Instruction:
Retype exactly what runs from the first line of the data to the line with "var insetYTicks = [0, 0.2, 0.4, 0.6, 0.8];", keeping both of those lines and skipping pictures.

Collected material:
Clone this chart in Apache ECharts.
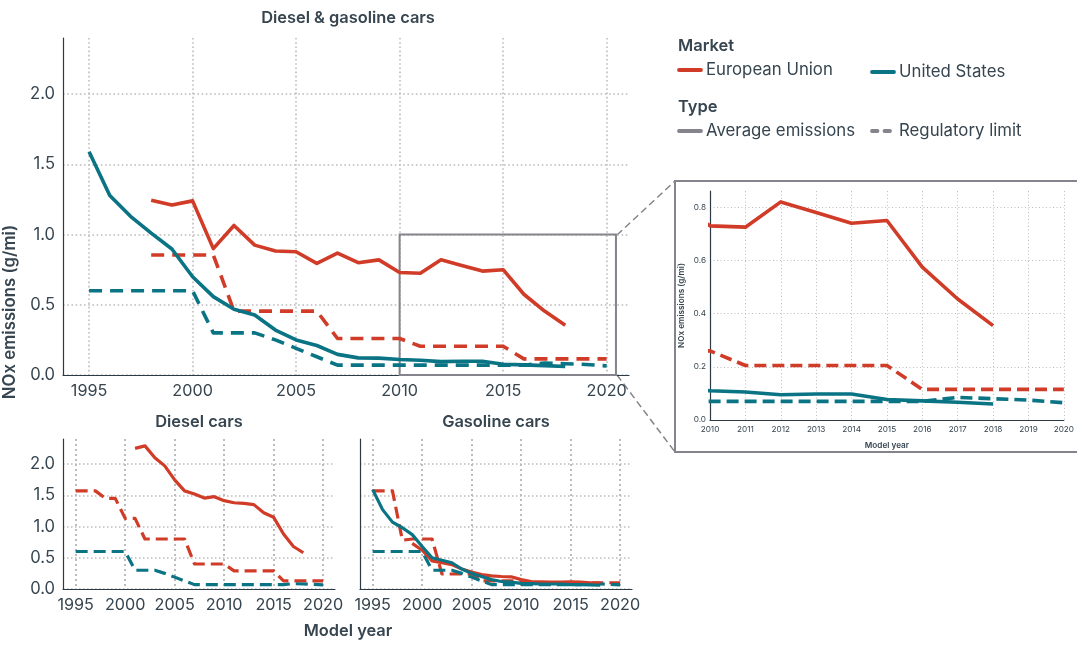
<!DOCTYPE html>
<html>
<head>
<meta charset="utf-8">
<title>NOx emissions</title>
<script src="https://cdn.jsdelivr.net/npm/echarts@6/dist/echarts.min.js"></script>
<style>
html, body { margin: 0; padding: 0; background: #fff; }
#chart { width: 1077px; height: 651px; }
</style>
</head>
<body>
<div id="chart"></div>
<script>
var fiveYearTicks = [1995, 2000, 2005, 2010, 2015, 2020];
var insetTicks = [2010, 2011, 2012, 2013, 2014, 2015, 2016, 2017, 2018, 2019, 2020];
var mainYTicks = [0, 0.5, 1, 1.5, 2];
var insetYTicks = [0, 0.2, 0.4, 0.6, 0.8];

// first model year of each series is in the name's *Start var
var allEuAvgStart = 1998;
var allEuAvg = [1.245, 1.21, 1.24, 0.90, 1.065, 0.925, 0.883, 0.878, 0.795, 0.868, 0.80, 0.82, 0.73, 0.725, 0.82, 0.78, 0.74, 0.75, 0.575, 0.455, 0.355];
var allUsAvgStart = 1995;
var allUsAvg = [1.59, 1.278, 1.13, 1.01, 0.897, 0.70, 0.558, 0.468, 0.427, 0.32, 0.25, 0.21, 0.147, 0.122, 0.12, 0.11, 0.105, 0.095, 0.098, 0.098, 0.077, 0.072, 0.067, 0.06];
var allEuLimitStart = 1998;
var allEuLimit = [0.855, 0.855, 0.855, 0.855, 0.455, 0.455, 0.455, 0.455, 0.455, 0.26, 0.26, 0.26, 0.26, 0.205, 0.205, 0.205, 0.205, 0.205, 0.115, 0.115, 0.115, 0.115, 0.115];
var usLimitStart = 1995;
var usLimit = [0.6, 0.6, 0.6, 0.6, 0.6, 0.6, 0.3, 0.3, 0.3, 0.25, 0.19, 0.13, 0.07, 0.07, 0.07, 0.07, 0.07, 0.07, 0.07, 0.07, 0.07, 0.07, 0.085, 0.08, 0.075, 0.065];

var dieselEuAvgStart = 2001;
var dieselEuAvg = [2.25, 2.29, 2.10, 1.97, 1.745, 1.57, 1.52, 1.455, 1.477, 1.413, 1.38, 1.37, 1.35, 1.22, 1.147, 0.88, 0.68, 0.58];
var dieselEuLimitStart = 1995;
var dieselEuLimit = [1.57, 1.57, 1.57, 1.45, 1.45, 1.13, 1.13, 0.8, 0.8, 0.8, 0.8, 0.8, 0.4, 0.4, 0.4, 0.4, 0.29, 0.29, 0.29, 0.29, 0.29, 0.13, 0.13, 0.13, 0.13, 0.13];

var gasEuAvgStart = 1999;
var gasEuAvg = [0.73, 0.62, 0.45, 0.42, 0.39, 0.32, 0.27, 0.23, 0.21, 0.20, 0.195, 0.15, 0.12, 0.115, 0.11, 0.11, 0.115, 0.11, 0.10, 0.095];
var gasUsAvgStart = 1995;
var gasUsAvg = [1.59, 1.27, 1.07, 0.98, 0.87, 0.68, 0.50, 0.46, 0.42, 0.32, 0.25, 0.20, 0.15, 0.12, 0.11, 0.09, 0.085, 0.08, 0.08, 0.08, 0.07, 0.07, 0.065, 0.06];
var gasEuLimitStart = 1995;
var gasEuLimit = [1.57, 1.57, 1.57, 0.78, 0.8, 0.8, 0.8, 0.24, 0.24, 0.24, 0.24, 0.13, 0.13, 0.13, 0.13, 0.13, 0.1, 0.1, 0.1, 0.1, 0.1, 0.1, 0.1, 0.1, 0.1, 0.1];

var red = '#d03c27';
var teal = '#0a7384';
var grey = '#85848c';
var ink = '#36454f';
var dots = '#bcbcbc';
var font = 'Inter';

function pairs(start, values) {
    return values.map(function (v, i) { return [start + i, v]; });
}

function line(gridIndex, name, color, start, values, dash) {
    return {
        name: name,
        type: 'line',
        xAxisIndex: gridIndex,
        yAxisIndex: gridIndex,
        data: pairs(start, values),
        symbol: 'none',
        silent: true,
        lineStyle: { color: color, width: gridIndex == 1 || gridIndex == 2 ? 3.2 : 3.6, type: dash || 'solid', join: 'round' }
    };
}

function xAxis(gridIndex, min, max, ticks, fontSize, margin, dotWidth, dotDash, extra) {
    var axis = {
        type: 'value',
        gridIndex: gridIndex,
        min: min,
        max: max,
        axisLine: { show: true, onZero: false, lineStyle: { color: '#2b3a44', width: 1.2 } },
        axisTick: { show: false, customValues: ticks },
        axisLabel: { customValues: ticks, color: ink, fontFamily: font, fontSize: fontSize, margin: margin, formatter: function (v) { return String(v); } },
        splitLine: { show: true, lineStyle: { color: dots, type: dotDash, width: dotWidth } }
    };
    return Object.assign(axis, extra || {});
}

function yAxis(gridIndex, max, ticks, fontSize, margin, showLabel, dotWidth, dotDash, extra) {
    var axis = {
        type: 'value',
        gridIndex: gridIndex,
        min: 0,
        max: max,
        axisLine: { show: true, lineStyle: { color: '#2b3a44', width: 1.2 } },
        axisTick: { show: false, customValues: ticks },
        axisLabel: { show: showLabel, customValues: ticks, color: ink, fontFamily: font, fontSize: fontSize, margin: margin, formatter: function (v) { return v.toFixed(1); } },
        splitLine: { show: true, lineStyle: { color: dots, type: dotDash, width: dotWidth } }
    };
    return Object.assign(axis, extra || {});
}

function heading(text, x, y) {
    return { text: text, left: x, top: y, textAlign: 'center', textStyle: { color: ink, fontFamily: font, fontSize: 16.4, fontWeight: 600 } };
}

function label(text, x, y, bold) {
    return {
        type: 'text', x: x, y: y,
        style: { text: text, fill: ink, font: (bold ? '600 16.5px ' : '400 16.8px ') + font, textVerticalAlign: 'middle' }
    };
}

function legendLine(x, y, color, dash) {
    return {
        type: 'line',
        shape: { x1: x, y1: y, x2: x + 22, y2: y },
        style: { stroke: color, lineWidth: 3.8, lineCap: 'round', lineDash: dash || null }
    };
}

function connector(x1, y1, x2, y2) {
    return {
        type: 'line',
        shape: { x1: x1, y1: y1, x2: x2, y2: y2 },
        style: { stroke: grey, lineWidth: 1.5, lineDash: [7, 4] }
    };
}

var mainSeries = [
    line(0, 'EU limit', red, allEuLimitStart, allEuLimit, [13, 8]),
    line(0, 'US limit', teal, usLimitStart, usLimit, [13, 8]),
    line(0, 'EU average', red, allEuAvgStart, allEuAvg),
    line(0, 'US average', teal, allUsAvgStart, allUsAvg)
];
// zoom box on the main chart, in data units
mainSeries[0].markArea = {
    silent: true,
    itemStyle: { color: 'rgba(0,0,0,0)', borderColor: grey, borderWidth: 2 },
    data: [[{ coord: [2010, 1] }, { coord: [2020.45, 0] }]]
};

var option = {
    animation: false,
    backgroundColor: '#fff',
    title: [
        heading('Diesel & gasoline cars', 343, 5),
        heading('Diesel cars', 194, 409),
        heading('Gasoline cars', 491, 409),
        heading('Model year', 343, 618)
    ],
    grid: [
        { left: 63, top: 38, width: 566, height: 337 },
        { left: 63, top: 439, width: 272, height: 150 },
        { left: 360, top: 439, width: 272, height: 150 },
        { left: 710, top: 191, width: 354, height: 229 }
    ],
    xAxis: [
        xAxis(0, 1993.74, 2021.08, fiveYearTicks, 16.2, 8, 1.6, [1.6, 2.6]),
        xAxis(1, 1993.72, 2021.2, fiveYearTicks, 16.2, 8, 2, [2, 3]),
        xAxis(2, 1993.72, 2021.2, fiveYearTicks, 16.2, 8, 2, [2, 3]),
        xAxis(3, 2010, 2020, insetTicks, 8.2, 6, 1, [1, 2.5], {
            name: 'Model year',
            nameLocation: 'middle',
            nameGap: 22,
            nameTextStyle: { color: ink, fontFamily: font, fontSize: 8.2, fontWeight: 600 }
        })
    ],
    yAxis: [
        yAxis(0, 2.4, mainYTicks, 16.6, 8, true, 1.6, [1.6, 2.6]),
        yAxis(1, 2.4, mainYTicks, 16.6, 8, true, 1.5, [1.5, 2.5]),
        yAxis(2, 2.4, mainYTicks, 16.6, 8, false, 1.5, [1.5, 2.5]),
        yAxis(3, 0.861, insetYTicks, 8.2, 4, true, 1, [1, 2.5], {
            name: 'NOx emissions (g/mi)',
            nameLocation: 'middle',
            nameGap: 24,
            nameTextStyle: { color: ink, fontFamily: font, fontSize: 8.2, fontWeight: 600 }
        })
    ],
    series: mainSeries.concat([
        line(1, 'EU limit', red, dieselEuLimitStart, dieselEuLimit, [12, 6]),
        line(1, 'US limit', teal, usLimitStart, usLimit, [12, 6]),
        line(1, 'EU average', red, dieselEuAvgStart, dieselEuAvg),

        line(2, 'EU limit', red, gasEuLimitStart, gasEuLimit, [12, 6]),
        line(2, 'US limit', teal, usLimitStart, usLimit, [12, 6]),
        line(2, 'EU average', red, gasEuAvgStart, gasEuAvg),
        line(2, 'US average', teal, gasUsAvgStart, gasUsAvg),

        line(3, 'EU limit', red, allEuLimitStart, allEuLimit, [12, 6]),
        line(3, 'US limit', teal, usLimitStart, usLimit, [12, 6]),
        line(3, 'EU average', red, allEuAvgStart, allEuAvg),
        line(3, 'US average', teal, allUsAvgStart, allUsAvg)
    ]),
    graphic: [
        // y axis title
        {
            type: 'text', x: 10, y: 312, rotation: Math.PI / 2,
            style: { text: 'NOx emissions (g/mi)', fill: ink, font: '600 16.8px ' + font, textAlign: 'center', textVerticalAlign: 'middle' }
        },
        // legend
        label('Market', 678, 46, true),
        legendLine(679, 70, red),
        label('European Union', 706, 70),
        legendLine(872, 72, teal),
        label('United States', 899, 72),
        label('Type', 678, 107, true),
        legendLine(679, 131, grey),
        label('Average emissions', 706, 131),
        legendLine(872, 131, grey, [5.5, 7]),
        label('Regulatory limit', 899, 131),
        // inset frame and its connectors
        {
            type: 'rect',
            shape: { x: 675, y: 181, width: 420, height: 271 },
            style: { fill: null, stroke: grey, lineWidth: 2 }
        },
        connector(617, 235, 675, 181),
        connector(617, 375, 675, 452)
    ]
};

var chart = echarts.init(document.getElementById('chart'));
chart.setOption(option);
</script>
</body>
</html>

Solution to the exercise:
Clone this chart in Apache ECharts.
<!DOCTYPE html>
<html>
<head>
<meta charset="utf-8">
<title>NOx emissions</title>
<script src="https://cdn.jsdelivr.net/npm/echarts@6/dist/echarts.min.js"></script>
<style>
html, body { margin: 0; padding: 0; background: #fff; }
#chart { width: 1077px; height: 651px; }
</style>
</head>
<body>
<div id="chart"></div>
<script>
var fiveYearTicks = [1995, 2000, 2005, 2010, 2015, 2020];
var insetTicks = [2010, 2011, 2012, 2013, 2014, 2015, 2016, 2017, 2018, 2019, 2020];
var mainYTicks = [0, 0.5, 1, 1.5, 2];
var insetYTicks = [0, 0.2, 0.4, 0.6, 0.8];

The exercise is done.